## Start Data extract
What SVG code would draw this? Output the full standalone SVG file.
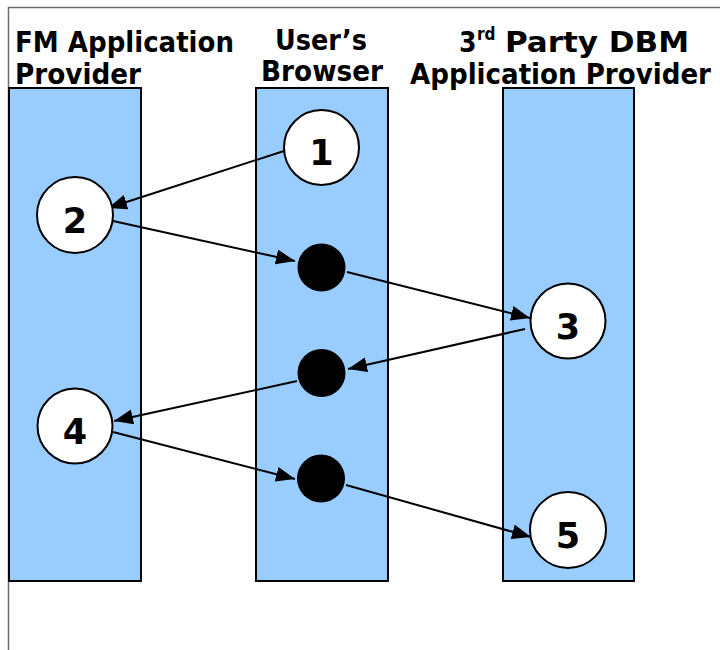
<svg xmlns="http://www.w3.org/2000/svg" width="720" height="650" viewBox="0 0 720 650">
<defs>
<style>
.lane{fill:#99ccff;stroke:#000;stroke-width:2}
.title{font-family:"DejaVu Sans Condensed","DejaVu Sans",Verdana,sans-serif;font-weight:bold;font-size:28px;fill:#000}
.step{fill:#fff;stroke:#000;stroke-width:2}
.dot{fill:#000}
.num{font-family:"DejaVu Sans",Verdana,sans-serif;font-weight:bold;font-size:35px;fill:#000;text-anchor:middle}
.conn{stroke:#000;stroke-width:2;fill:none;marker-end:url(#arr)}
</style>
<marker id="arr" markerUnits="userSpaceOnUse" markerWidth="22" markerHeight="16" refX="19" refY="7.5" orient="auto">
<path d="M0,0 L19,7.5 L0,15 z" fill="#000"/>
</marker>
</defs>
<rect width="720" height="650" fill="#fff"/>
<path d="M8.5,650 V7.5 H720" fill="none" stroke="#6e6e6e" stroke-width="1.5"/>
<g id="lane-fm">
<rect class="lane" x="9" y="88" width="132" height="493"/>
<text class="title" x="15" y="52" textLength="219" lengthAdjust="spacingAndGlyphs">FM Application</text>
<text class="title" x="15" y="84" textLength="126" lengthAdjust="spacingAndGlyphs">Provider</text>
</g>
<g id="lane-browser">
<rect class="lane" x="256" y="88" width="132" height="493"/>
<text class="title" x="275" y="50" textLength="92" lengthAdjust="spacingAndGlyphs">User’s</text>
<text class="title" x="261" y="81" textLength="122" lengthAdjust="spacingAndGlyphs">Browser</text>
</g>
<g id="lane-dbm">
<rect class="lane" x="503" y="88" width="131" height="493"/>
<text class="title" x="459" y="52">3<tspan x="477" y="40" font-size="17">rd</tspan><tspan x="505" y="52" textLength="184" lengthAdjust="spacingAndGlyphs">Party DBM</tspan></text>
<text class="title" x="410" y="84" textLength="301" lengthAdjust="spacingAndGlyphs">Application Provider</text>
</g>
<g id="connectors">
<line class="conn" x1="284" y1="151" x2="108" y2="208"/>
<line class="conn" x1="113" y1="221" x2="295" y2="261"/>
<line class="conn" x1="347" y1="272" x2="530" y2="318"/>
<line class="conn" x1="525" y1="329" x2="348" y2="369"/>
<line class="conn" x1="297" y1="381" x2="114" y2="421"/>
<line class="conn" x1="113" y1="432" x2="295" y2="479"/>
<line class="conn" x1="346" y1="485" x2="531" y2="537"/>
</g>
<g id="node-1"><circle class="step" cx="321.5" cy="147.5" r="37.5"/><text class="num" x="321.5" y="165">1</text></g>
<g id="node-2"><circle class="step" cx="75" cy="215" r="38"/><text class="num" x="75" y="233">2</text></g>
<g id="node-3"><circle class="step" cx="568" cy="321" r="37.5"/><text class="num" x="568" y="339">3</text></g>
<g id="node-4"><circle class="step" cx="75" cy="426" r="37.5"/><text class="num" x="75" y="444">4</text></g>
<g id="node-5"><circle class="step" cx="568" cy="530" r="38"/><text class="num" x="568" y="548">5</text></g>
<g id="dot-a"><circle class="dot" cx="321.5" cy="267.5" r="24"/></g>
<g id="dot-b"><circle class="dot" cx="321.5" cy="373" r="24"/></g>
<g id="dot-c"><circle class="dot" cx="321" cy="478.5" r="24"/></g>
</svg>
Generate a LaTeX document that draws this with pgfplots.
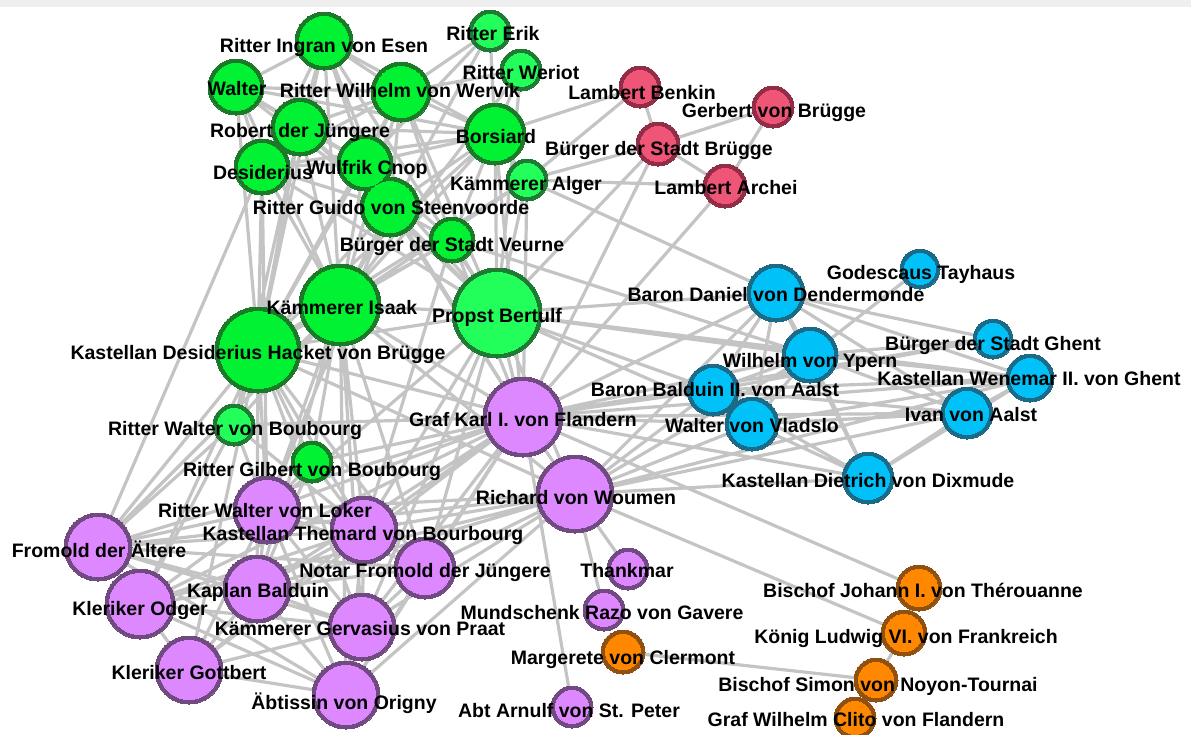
## End Data extract
→ Work required
Each record above should be copied character for character, with pictures dropped.

→ Exercise solution
What SVG code would draw this? Output the full standalone SVG file.
<svg xmlns="http://www.w3.org/2000/svg" width="720" height="650" viewBox="0 0 720 650">
<defs>
<style>
.lane{fill:#99ccff;stroke:#000;stroke-width:2}
.title{font-family:"DejaVu Sans Condensed","DejaVu Sans",Verdana,sans-serif;font-weight:bold;font-size:28px;fill:#000}
.step{fill:#fff;stroke:#000;stroke-width:2}
.dot{fill:#000}
.num{font-family:"DejaVu Sans",Verdana,sans-serif;font-weight:bold;font-size:35px;fill:#000;text-anchor:middle}
.conn{stroke:#000;stroke-width:2;fill:none;marker-end:url(#arr)}
</style>
<marker id="arr" markerUnits="userSpaceOnUse" markerWidth="22" markerHeight="16" refX="19" refY="7.5" orient="auto">
<path d="M0,0 L19,7.5 L0,15 z" fill="#000"/>
</marker>
</defs>
<rect width="720" height="650" fill="#fff"/>
<path d="M8.5,650 V7.5 H720" fill="none" stroke="#6e6e6e" stroke-width="1.5"/>
<g id="lane-fm">
<rect class="lane" x="9" y="88" width="132" height="493"/>
<text class="title" x="15" y="52" textLength="219" lengthAdjust="spacingAndGlyphs">FM Application</text>
<text class="title" x="15" y="84" textLength="126" lengthAdjust="spacingAndGlyphs">Provider</text>
</g>
<g id="lane-browser">
<rect class="lane" x="256" y="88" width="132" height="493"/>
<text class="title" x="275" y="50" textLength="92" lengthAdjust="spacingAndGlyphs">User’s</text>
<text class="title" x="261" y="81" textLength="122" lengthAdjust="spacingAndGlyphs">Browser</text>
</g>
<g id="lane-dbm">
<rect class="lane" x="503" y="88" width="131" height="493"/>
<text class="title" x="459" y="52">3<tspan x="477" y="40" font-size="17">rd</tspan><tspan x="505" y="52" textLength="184" lengthAdjust="spacingAndGlyphs">Party DBM</tspan></text>
<text class="title" x="410" y="84" textLength="301" lengthAdjust="spacingAndGlyphs">Application Provider</text>
</g>
<g id="connectors">
<line class="conn" x1="284" y1="151" x2="108" y2="208"/>
<line class="conn" x1="113" y1="221" x2="295" y2="261"/>
<line class="conn" x1="347" y1="272" x2="530" y2="318"/>
<line class="conn" x1="525" y1="329" x2="348" y2="369"/>
<line class="conn" x1="297" y1="381" x2="114" y2="421"/>
<line class="conn" x1="113" y1="432" x2="295" y2="479"/>
<line class="conn" x1="346" y1="485" x2="531" y2="537"/>
</g>
<g id="node-1"><circle class="step" cx="321.5" cy="147.5" r="37.5"/><text class="num" x="321.5" y="165">1</text></g>
<g id="node-2"><circle class="step" cx="75" cy="215" r="38"/><text class="num" x="75" y="233">2</text></g>
<g id="node-3"><circle class="step" cx="568" cy="321" r="37.5"/><text class="num" x="568" y="339">3</text></g>
<g id="node-4"><circle class="step" cx="75" cy="426" r="37.5"/><text class="num" x="75" y="444">4</text></g>
<g id="node-5"><circle class="step" cx="568" cy="530" r="38"/><text class="num" x="568" y="548">5</text></g>
<g id="dot-a"><circle class="dot" cx="321.5" cy="267.5" r="24"/></g>
<g id="dot-b"><circle class="dot" cx="321.5" cy="373" r="24"/></g>
<g id="dot-c"><circle class="dot" cx="321" cy="478.5" r="24"/></g>
</svg>
Generate a LaTeX document that draws this with pgfplots.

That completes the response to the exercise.